My favorite act of vengeance is befriending your dad and convincing him that dread locks would look cool on him.

@HardlyUnDead

I don’t usually accept blood pressure medication as payment but these old dudes are desperate and I’m sober.

@kelownagoose

A grown mans’ nemesis should not be a classmate of my 7 year old.

But here we are.

*knocks juice box out of her hand.

@Rollinintheseat

Lois Lane: “Clark, have you given any thought to contact lenses?”

Clark Kent: *starts sweating nervously*

@heckyessica

If you have a friend who’s a pharmacist, and they are ignoring you, just say this: “I was taking antibiotics for an infection, but I feel better now so I’m not going to finish them.” Trust me, they cannot help themselves.

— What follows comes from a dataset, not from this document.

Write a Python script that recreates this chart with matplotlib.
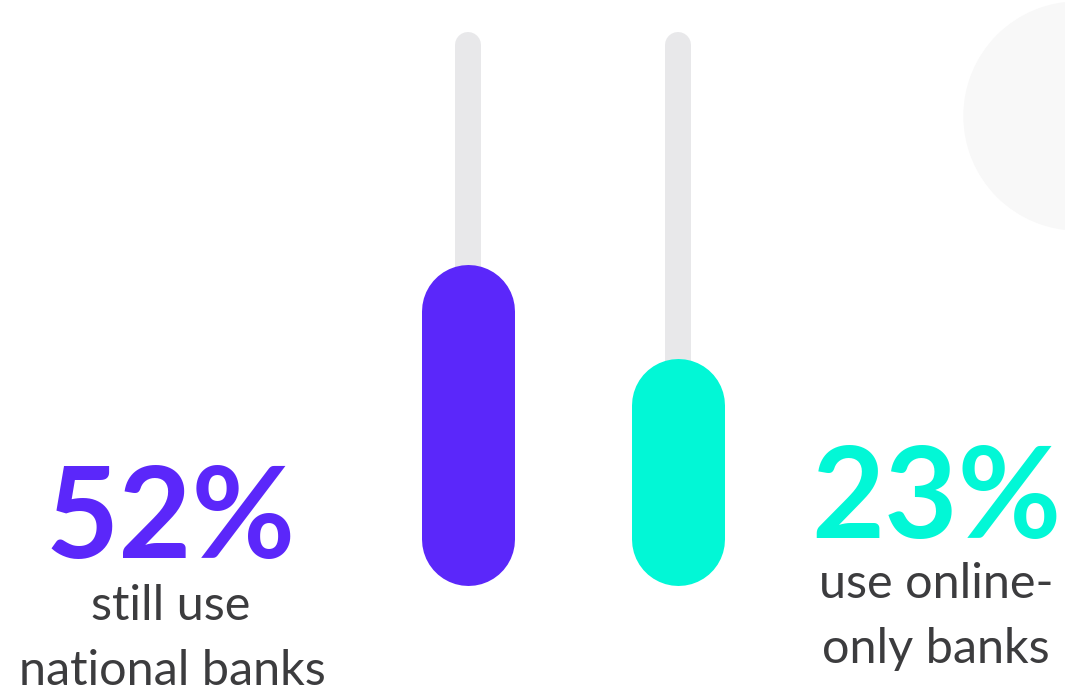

They will respond.

@CroweJam

I can tell how uncomfortable a person is just by hugging them for 17 minutes.

@Schmoodles

Me: Girls’ night in!!!

Cat: I’m a cat.

Me: You’re my best friend.

Cat: I’m not even a girl cat.

Me: So it’s like a date?

Cat: Get help.

@funflaps

[sequel to Thor Ragnarok]

ME: *buying tickets for me and 3 friends* Four for Thor 4 at 4:44, por favor

CINEMA GUY: *for the 6th time this week* Please stop doing this

@chuuew

[day 1]
hello, world
[day 2]
bit less wobbly today
[day 7]
making other deer friends. getting funny looks tho
[day 26]
turns out i’m a hippo

@Bandersnaaatch

A fun thing to do is sit on the couch with black buttons over your eyes while your kids watch Coraline, then wait for them to notice.